Thursday, December 24, 2009
My favorite breakfast back when i liven in Indonesia, apart from fried rice is this Chicken porridge in Yellow broth, the Men usually sell them in the traditional vendor, by walking from one to the other place/ village.
There are few different version of Chicken porridge, mostly people make it without yellow broth, which is similar to the original version from Chinese cuisine. For me i will do whatever it takes to satisfied my food craving :) I will make my favorite food from scratch to get the perfect taste i desire.
In western country, this dish would be suitable for cold weather, just like soup. A bit complicated but worth to try.
Recipe taken from Rurie's blog with a little revised by Me.

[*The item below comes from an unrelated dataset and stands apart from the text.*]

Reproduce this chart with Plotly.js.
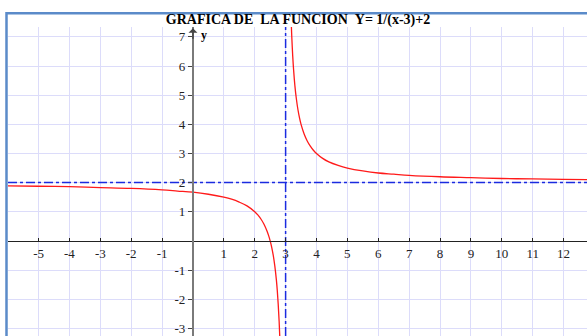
<!DOCTYPE html>
<html>
<head>
<meta charset="utf-8">
<script src="https://cdn.plot.ly/plotly-3.0.1.min.js"></script>
<style>
  body { margin: 0; background: #fff; }
</style>
</head>
<body>
<div id="myDiv"></div>
<script>
// values
var leftX = [-6, -5, -4, -3, -2, -1, -0.5, 0, 0.5, 1, 1.25, 1.5, 1.75, 2, 2.1, 2.2, 2.3, 2.4, 2.45, 2.5, 2.55, 2.6, 2.65, 2.7, 2.73, 2.76, 2.79, 2.82, 2.84];
var leftY = [1.89, 1.875, 1.86, 1.83, 1.8, 1.75, 1.71, 1.67, 1.6, 1.5, 1.43, 1.33, 1.2, 1.0, 0.89, 0.75, 0.57, 0.33, 0.18, 0.0, -0.22, -0.5, -0.86, -1.33, -1.7, -2.17, -2.76, -3.56, -4.25];

var rightX = [3.14, 3.16, 3.18, 3.2, 3.23, 3.26, 3.3, 3.35, 3.4, 3.45, 3.5, 3.6, 3.7, 3.8, 3.9, 4, 4.2, 4.4, 4.7, 5, 5.5, 6, 6.5, 7, 8, 9, 10, 11, 12, 13];
var rightY = [9.14, 8.25, 7.56, 7.0, 6.35, 5.85, 5.33, 4.86, 4.5, 4.22, 4.0, 3.67, 3.43, 3.25, 3.11, 3.0, 2.83, 2.71, 2.59, 2.5, 2.4, 2.33, 2.29, 2.25, 2.2, 2.17, 2.14, 2.125, 2.11, 2.1];

var asymX = 3;
var asymY = 2;

var xTicks = [-5, -4, -3, -2, -1, 1, 2, 3, 4, 5, 6, 7, 8, 9, 10, 11, 12];
var xLabels = ["-5", "-4", "-3", "-2", "-1", "1", "2", "3", "4", "5", "6", "7", "8", "9", "10", "11", "12"];
var yTicks = [-3, -2, -1, 1, 2, 3, 4, 5, 6, 7];
var yLabels = ["-3", "-2", "-1", "1", "2", "3", "4", "5", "6", "7"];

var xRange = [-5.99, 12.76];
var yRange = [-3.265, 7.34];

var red = "#ff1a1a";
var blue = "#1a2be0";
var serif = "Liberation Serif";

var branchLeft = {
  x: leftX,
  y: leftY,
  mode: "lines",
  line: { color: red, width: 1.3, shape: "spline", smoothing: 1 },
  type: "scatter",
};

var branchRight = {
  x: rightX,
  y: rightY,
  mode: "lines",
  line: { color: red, width: 1.3, shape: "spline", smoothing: 1 },
  type: "scatter",
};

var vAsym = {
  x: [asymX, asymX],
  y: [yRange[0], yRange[1]],
  mode: "lines",
  line: { color: blue, width: 1.5, dash: "dashdot" },
  type: "scatter",
};

var hAsym = {
  x: [xRange[0], xRange[1]],
  y: [asymY, asymY],
  mode: "lines",
  line: { color: blue, width: 1.5, dash: "dashdot" },
  type: "scatter",
};

var data = [hAsym, vAsym, branchLeft, branchRight];

// where x=0 / y=0 fall inside the plot, as paper fractions
var xZero = (0 - xRange[0]) / (xRange[1] - xRange[0]);
var yZero = (0 - yRange[0]) / (yRange[1] - yRange[0]);

var layout = {
  width: 587,
  height: 336,
  margin: { l: 8, r: 0, t: 27, b: 0 },
  paper_bgcolor: "#fff",
  plot_bgcolor: "#fff",
  showlegend: false,
  hovermode: false,
  title: {
    text: "GRAFICA DE \u00a0LA FUNCION \u00a0Y= 1/(x-3)+2",
    font: { family: serif, size: 14, color: "#000", weight: "bold" },
    x: 298 / 587,
    xanchor: "center",
    xref: "container",
    y: 1 - 19 / 336,
    yanchor: "middle",
  },
  xaxis: {
    range: xRange,
    anchor: "free",
    position: yZero,
    tickmode: "array",
    tickvals: xTicks,
    ticktext: xLabels,
    ticks: "inside",
    ticklen: 3,
    tickcolor: "#222",
    tickfont: { family: serif, size: 13, color: "#222" },
    showline: true,
    linecolor: "#222",
    linewidth: 1.5,
    showgrid: true,
    gridcolor: "#dcdcfa",
    gridwidth: 1,
    zeroline: false,
    fixedrange: true,
  },
  yaxis: {
    range: yRange,
    anchor: "free",
    position: xZero,
    tickmode: "array",
    tickvals: yTicks,
    ticktext: yLabels,
    ticks: "outside",
    ticklen: 4,
    tickcolor: "#444",
    tickfont: { family: serif, size: 13, color: "#222" },
    showline: true,
    linecolor: "#7a7a7a",
    linewidth: 2,
    showgrid: true,
    gridcolor: "#dcdcfa",
    gridwidth: 1,
    zeroline: false,
    fixedrange: true,
  },
  shapes: [
    {
      type: "rect",
      xref: "paper",
      yref: "paper",
      x0: -0.0026,
      x1: 1.1,
      y0: -0.1,
      y1: 1.0443,
      line: { color: "#5b8bc9", width: 2.5 },
      layer: "above",
    },
  ],
  annotations: [
    {
      x: 0, y: 7.3, xref: "x", yref: "y",
      showarrow: true, arrowhead: 1, arrowsize: 1, arrowwidth: 1.5,
      arrowcolor: "#444", ax: 0, ay: 12, text: "",
    },
    {
      x: 0.2, y: 7.08, xref: "x", yref: "y", showarrow: false,
      text: "y", xanchor: "left",
      font: { family: serif, size: 12, color: "#000", weight: "bold" },
    },
    {
      x: 12.72, y: 0.28, xref: "x", yref: "y", showarrow: false,
      text: "x", xanchor: "left",
      font: { family: serif, size: 11, color: "#000" },
    },
  ],
};

const config = {
  displayModeBar: false,
  staticPlot: true,
};

Plotly.newPlot("myDiv", data, layout, config);
</script>
</body>
</html>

Bubur Ayam Kuah Kuning // Chicken Porridge in Yellow Broth
- 300 gr rice
- 3 ltr water
- 4 salam leaves
- 2 tsp salt
- 2 tbs vegetable oil
- 700 gr chicken
- kecap manis
- 2 stalks spring onion, finely sliced
- 2 stalks Asian celery, finely sliced
- Fried onion
- Cakwe (Chinese long Donut)
- Fried soybean (kedelai goreng)
- Krupuk/emping shrimp crackers/ bitter crackers)
- 12 shallots
- 5 garlic
- 3 cm turmeric
- 2 tsp coriander, dry- roast
- 5 candlenuts, dry- roast
- 1/2 tsp peppercorns
For the yellow chicken broth:
- 1.5 ltr chicken broth
- 2 tsp salt
- Some pinch of ground nutmeg
- Cook the rice, water and salam leaves until soft and turned into porridge. If rice hasn't turn into porridge, add more hot water and continue cooking and stirring.
- Boil chicken until soft, set aside the broth. When it's not so hot anymore, fried the chicken until golden brown and shred.
- Make the yellow chicken broth; heat vegetable oil, saute spice paste with nutmeg and salt until fragrant. Add chicken broth, mix well and continue cooking until boiling, season.
- Serve porridge with chicken broth, add kecap manis, shredded chicken, sliced spring onion, Asian celery, fried onion, fried soybean, cakwe, sambal and shrimp crackers.